Однажды вечером, сидя у камина, я наконец собрался с духом и, красный как рак, забормотал, не отрывая взгляда от огня, который жег мне лицо:
— Мне нужно сказать тебе… Я с одним товарищем ходил на улицу Ла-Соль…
Не было надобности что-либо уточнять — улица Ла-Соль была известна своими заведениями под красным фонарем.
Как сейчас вижу отца — сначала он удивился, потом улыбнулся. Смущен он был не меньше моего.
— Ну и что?
— Да ничего. Мне просто нужно было, чтобы ты это знал.
— Тебе понравилось?
Я отрицательно покачал головой. Мне хотелось плакать.
— Главное, не принимай это так трагично. Будут у тебя и более удачные опыты, а со временем…

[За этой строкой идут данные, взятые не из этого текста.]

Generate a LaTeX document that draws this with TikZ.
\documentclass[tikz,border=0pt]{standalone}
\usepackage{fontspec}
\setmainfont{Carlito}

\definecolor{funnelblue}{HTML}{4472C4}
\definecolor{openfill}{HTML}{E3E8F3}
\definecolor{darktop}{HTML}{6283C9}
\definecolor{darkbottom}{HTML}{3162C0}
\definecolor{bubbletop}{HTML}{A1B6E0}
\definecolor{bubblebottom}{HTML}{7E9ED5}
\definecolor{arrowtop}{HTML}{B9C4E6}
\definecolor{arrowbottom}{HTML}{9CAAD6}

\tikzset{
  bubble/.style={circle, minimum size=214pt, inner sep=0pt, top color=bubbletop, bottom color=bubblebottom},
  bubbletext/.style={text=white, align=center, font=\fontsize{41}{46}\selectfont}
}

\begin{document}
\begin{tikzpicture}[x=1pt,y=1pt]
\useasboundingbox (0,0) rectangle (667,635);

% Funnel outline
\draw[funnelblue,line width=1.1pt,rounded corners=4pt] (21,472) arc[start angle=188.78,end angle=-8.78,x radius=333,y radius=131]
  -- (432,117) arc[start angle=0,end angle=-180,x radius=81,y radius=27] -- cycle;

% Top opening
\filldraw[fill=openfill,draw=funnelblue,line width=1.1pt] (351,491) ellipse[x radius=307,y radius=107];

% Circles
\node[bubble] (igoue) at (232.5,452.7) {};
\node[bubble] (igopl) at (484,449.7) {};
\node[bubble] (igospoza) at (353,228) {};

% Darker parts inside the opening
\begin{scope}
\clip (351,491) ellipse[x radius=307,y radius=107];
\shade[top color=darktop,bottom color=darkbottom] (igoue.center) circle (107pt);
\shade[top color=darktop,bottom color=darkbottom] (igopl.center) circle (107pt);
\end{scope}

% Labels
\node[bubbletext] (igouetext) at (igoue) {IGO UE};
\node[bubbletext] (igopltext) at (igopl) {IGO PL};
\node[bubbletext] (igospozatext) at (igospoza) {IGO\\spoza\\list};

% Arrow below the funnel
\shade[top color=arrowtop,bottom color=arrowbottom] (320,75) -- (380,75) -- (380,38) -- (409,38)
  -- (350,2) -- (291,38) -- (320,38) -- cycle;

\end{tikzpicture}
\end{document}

— Ты думаешь, я не заболею?
Выходя из его кабинета, я чувствовал себя взрослым мужчиной — он говорил со мной так просто, откровенно, по-товарищески.

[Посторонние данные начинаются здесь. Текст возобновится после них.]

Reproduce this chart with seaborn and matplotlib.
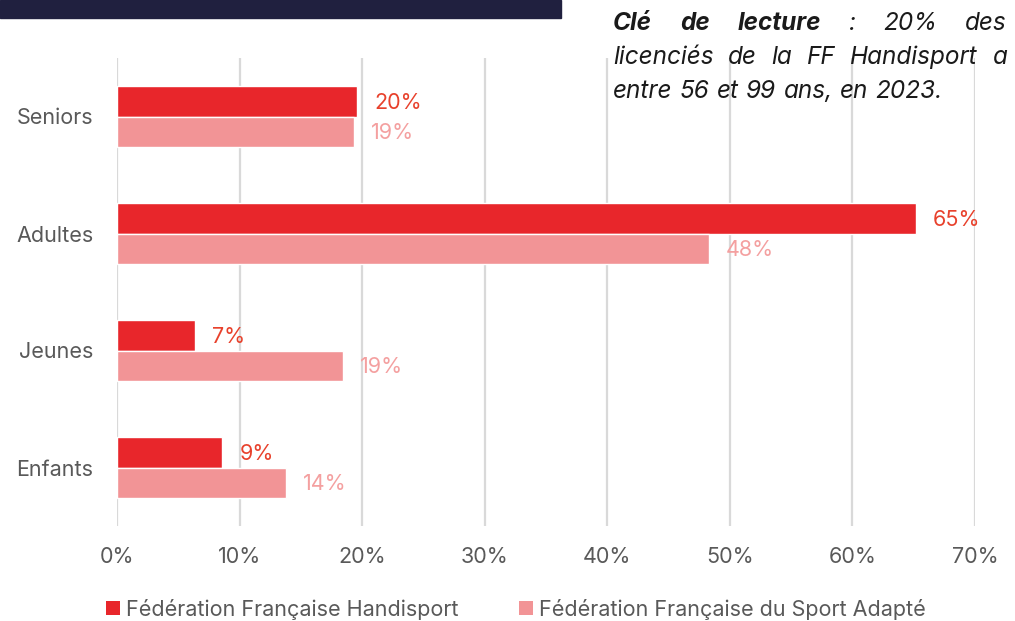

Хватило бы у тебя мужества как-нибудь вечером прийти ко мне с подобным разговором? Или ты давно прошел через это, но ничего мне не сказал?
Однажды, когда я уже собирался пожелать ему спокойной ночи, он показал мне в книге, которую читал в тот вечер, следующие строки: «Лишь перестав нуждаться в отце, сыновья по-настоящему понимают, что он был их лучшим другом».
Я так и не узнал, что это была за книга и кто ее автор, я не стал спрашивать об этом отца — иначе утратило бы свое значение то, что он хотел сказать мне с ее помощью. Может быть, ожидая меня, он нарочно открыл книгу на этой странице?
Да, это верно, тогда я не чувствовал, не понимал, какую роль он играет в моей жизни и будет играть даже после своей смерти.
Теперь-то я знаю, что означали эти быстрые испытующие взгляды, это едва заметное движение бровей, когда он чего-то во мне не понимал.
Догадывался ли он, что я склонен скорей сочувствовать Порелю, чем ему, что иной раз я завидую скромному мещанскому укладу жизни Никола и его матери?
Случалось, кто-нибудь из гостей спрашивал меня, так же как наши приятели спрашивают теперь тебя:
— Что вы собираетесь делать, когда окончите лицей? Будете префектом, как ваш отец?
Когда я был мальчиком, я, сам не знаю почему, отвечал «нет» с таким жаром, что все вокруг начинали улыбаться:
— Кем же тогда? Доктором? Адвокатом? Геологом?
Я опускал голову, стыдясь, что мне нечего им ответить, и отец обычно приходил мне на помощь, переводя разговор на другую тему.
Большинство моих товарищей уже знали, кем они хотят быть, некоторые остались верны своим намерениям и осуществили свои мечты.
Меня же этот вопрос пугал. Я чувствовал себя виноватым оттого, что не знаю, какое место займу в жизни, — я словно заранее отказывался выполнить свой долг перед обществом, и это казалось мне не менее позорным, чем быть негодным к военной службе или пытаться избежать ее.
Я тщетно старался представить себя занимающимся тем или иным делом, и мне уже начинало казаться, что я не такой, как все, что я вообще не смогу быть полезен обществу.
Я не хотел принадлежать к начальству, но и не чувствовал в себе мужества стать рабочим или одним из тех служащих, которыми были полны комнаты префектуры.
Я не хотел повелевать своими ближними и решать их судьбу, и вместе с тем мысль о подчиненном положении вызывала у меня протест.
Под влиянием Никола я уже почти решил изучать медицину — хотя бы для того, чтобы не расставаться с ним по окончании лицея. Увы, я боялся крови, и от одного слова «болезнь» мне становилось не по себе.